By: Blonde Two
The household Blonde Two has recently inherited a rather thrilling cupboard. Cupboards, you might be forgiven for suggesting, are not usually exciting but this one has a rather Blondish history as it has always been known as “The Map Cupboard”. In its heyday The Map Cupboard was stashed full of maps of all shapes, sizes and ages. Most of those maps are now in the loft, they are not very useful but to me, throwing a map away seems akin to using the family bible as a garden shed doorstop. The Map Cupboard is slowly being restocked by a new collection for a new generation.It doesn’t look very full yet but that is partly because my five current Dartmoor maps (all with varying numbers of holes in them) live in strategic “in case of emergency” positions around the house.

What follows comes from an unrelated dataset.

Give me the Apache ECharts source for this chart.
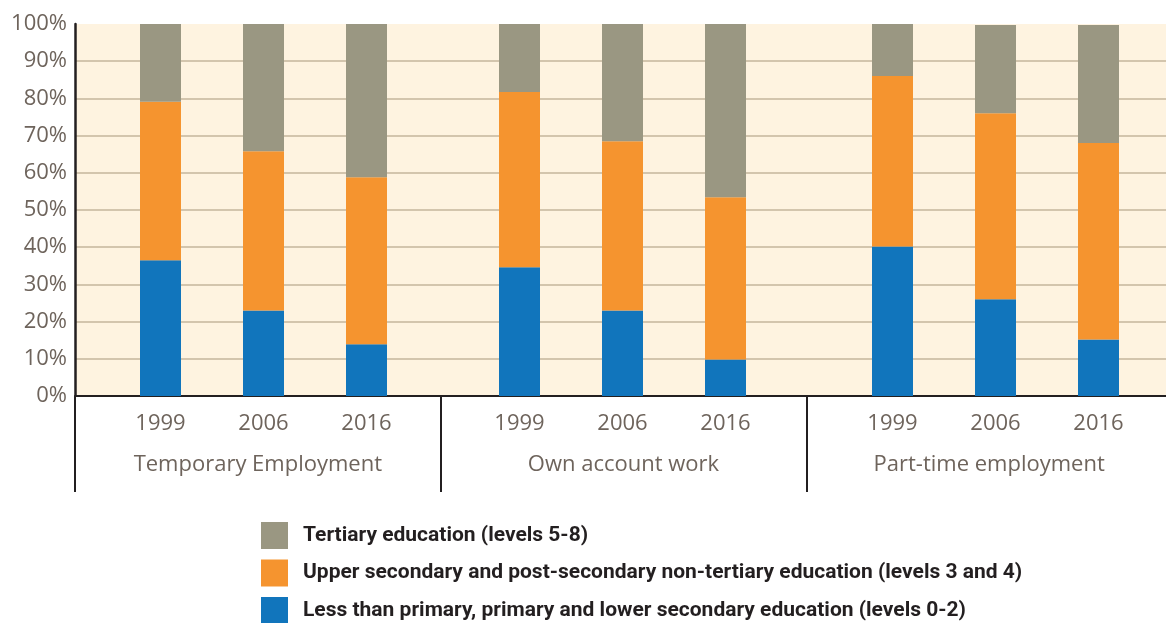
<!DOCTYPE html>
<html>
<head>
<meta charset="utf-8">
<script src="https://cdn.jsdelivr.net/npm/echarts@6/dist/echarts.min.js"></script>
<style>
html,body{margin:0;padding:0;background:#fff;}
#chart{width:1166px;height:623px;}
</style>
</head>
<body>
<div id="chart"></div>
<script>
// data (percent of each group)
const groups = ['Temporary Employment', 'Own account work', 'Part-time employment']
const years = ['1999', '2006', '2016']
const yTicks = [0, 10, 20, 30, 40, 50, 60, 70, 80, 90, 100]

// order: Temporary (1999,2006,2016), Own account (...), Part-time (...)
const lowerEdu = [36.5, 23.0, 13.9, 34.6, 23.0, 9.8, 40.2, 26.0, 15.2]
const upperEdu = [42.6, 42.8, 44.9, 47.1, 45.5, 43.6, 45.8, 50.0, 52.8]
const tertiaryEdu = [20.9, 34.2, 41.2, 18.3, 31.5, 46.6, 14.0, 23.7, 31.7]

const names = [
    'Tertiary education (levels 5-8)',
    'Upper secondary and post-secondary non-tertiary education (levels 3 and 4)',
    'Less than primary, primary and lower secondary education (levels 0-2)'
]
const colors = {
    tertiary: '#9a9782',
    upper: '#f5942f',
    lower: '#1175bc'
}

const labelFont = 'Open Sans'
const labelColor = '#6e645c'

const chart = echarts.init(document.getElementById('chart'))

const barLefts = [109, 468, 841]

const grids = [{
    left: 75, top: 24, width: 1097, height: 372,
    outerBoundsMode: 'none',
    show: true, backgroundColor: '#fef3e0', borderWidth: 0
}]
const xAxes = [{
    type: 'category',
    gridIndex: 0,
    data: groups,
    axisLine: {lineStyle: {color: '#231f20', width: 2}},
    axisTick: {show: true, length: 96, interval: 0, lineStyle: {color: '#231f20', width: 2}},
    axisLabel: {margin: 58, fontFamily: labelFont, fontSize: 22, color: labelColor}
}]
const yAxes = [{
    type: 'value',
    gridIndex: 0,
    min: yTicks[0],
    max: yTicks[yTicks.length - 1],
    interval: 10,
    axisLine: {show: true, lineStyle: {color: '#231f20', width: 2.5}},
    axisTick: {show: false},
    axisLabel: {formatter: '{value}%', margin: 8, fontFamily: labelFont, fontSize: 22, color: labelColor},
    splitLine: {show: true, showMaxLine: false, lineStyle: {color: '#d3c5ad', width: 2}}
}]
const series = []

groups.forEach((g, i) => {
    const gi = i + 1
    grids.push({left: barLefts[i], top: 24, width: 309, height: 372, outerBoundsMode: 'none'})
    xAxes.push({
        type: 'category',
        gridIndex: gi,
        data: years,
        axisLine: {show: false},
        axisTick: {show: false},
        axisLabel: {margin: 17, fontFamily: labelFont, fontSize: 22, color: labelColor}
    })
    yAxes.push({type: 'value', gridIndex: gi, min: 0, max: 100, show: false, splitLine: {show: false}})
    const s = i * 3
    const parts = [
        [names[2], lowerEdu, colors.lower],
        [names[1], upperEdu, colors.upper],
        [names[0], tertiaryEdu, colors.tertiary]
    ]
    parts.forEach(p => {
        series.push({
            name: p[0],
            type: 'bar',
            stack: 'g' + gi,
            xAxisIndex: gi,
            yAxisIndex: gi,
            barWidth: 41,
            data: p[1].slice(s, s + 3),
            itemStyle: {color: p[2]},
            emphasis: {disabled: true}
        })
    })
})

const option = {
    animation: false,
    grid: grids,
    xAxis: xAxes,
    yAxis: yAxes,
    legend: {
        orient: 'vertical',
        left: 261,
        top: 522,
        height: 130,
        padding: 0,
        itemWidth: 27,
        itemHeight: 27,
        itemGap: 10.5,
        icon: 'rect',
        selectedMode: false,
        data: names,
        textStyle: {
            fontFamily: 'Roboto',
            fontWeight: 'bold',
            fontSize: 21,
            color: '#231f20',
            padding: [0, 0, 0, 10]
        }
    },
    series: series
}

chart.setOption(option)
</script>
</body>
</html>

One day Blonde One and I will have a Map Room furnished with carefully indexed map cupboards, a large map sized table, a Dartmoor map on the wall showing all tor conquests, a few select walking books (including Langmuir which I have read from cover to cover twice) and useful hooks to hang compasses on. It will be warm and have excellent lighting, the windows will open onto Dartmoor and we will be able to hear Skylarks and smell peat. It will be lovely and we will invite you all to visit (although maybe not all at once).
The Map Cupboard is just the first step on the journey towards The Map Room. Tomorrow I am going to tell you about one map that was allowed to stay in the Map Cupboard.
Does Peat mind you sniffing around him?
People pay good money for the experience!
boots – rucksacks – and now maps –
‘these things we have shored against our ruin’
(my turn for setting the quote of the week test)
apologies – not quite the exact quote but gives the flavour of the original . . .
T.S. Eliot – The Waste Land – I hadn’t read it before and found it difficult to follow but that line speaks volumes.
Agreed – throwing a map away is a not-so-small act of self-destruction: it is throwing away a part of one’s life and history (except, perhaps, petrol station/carhire/hotel chain flimsy paper versions showing little of use but with prominent displays of the locations of their offerings obliterating the very thing one is looking for!).
And after a century or two, people will find them and exclaim – was it really as lovely and interesting as that before ‘the . . . .’ arrived?
Gimmer, you are exactly right about maps. Their value is in the things that you are not looking for, the hidden valley, the odd field system, the strange stone.
I know what you mean, I’ve never thrown a map away yet! If anyone of my walking friends s wanting to get rid of some old maps, I take them off their hands. I love looking at them. My most used ones are on the bottom shelf of my bookcase and there is always at least one open on the table following someone’s blog journey.
The best tables are covered in maps. I hope that you have a Dartmoor one to follow our Blonde adventures.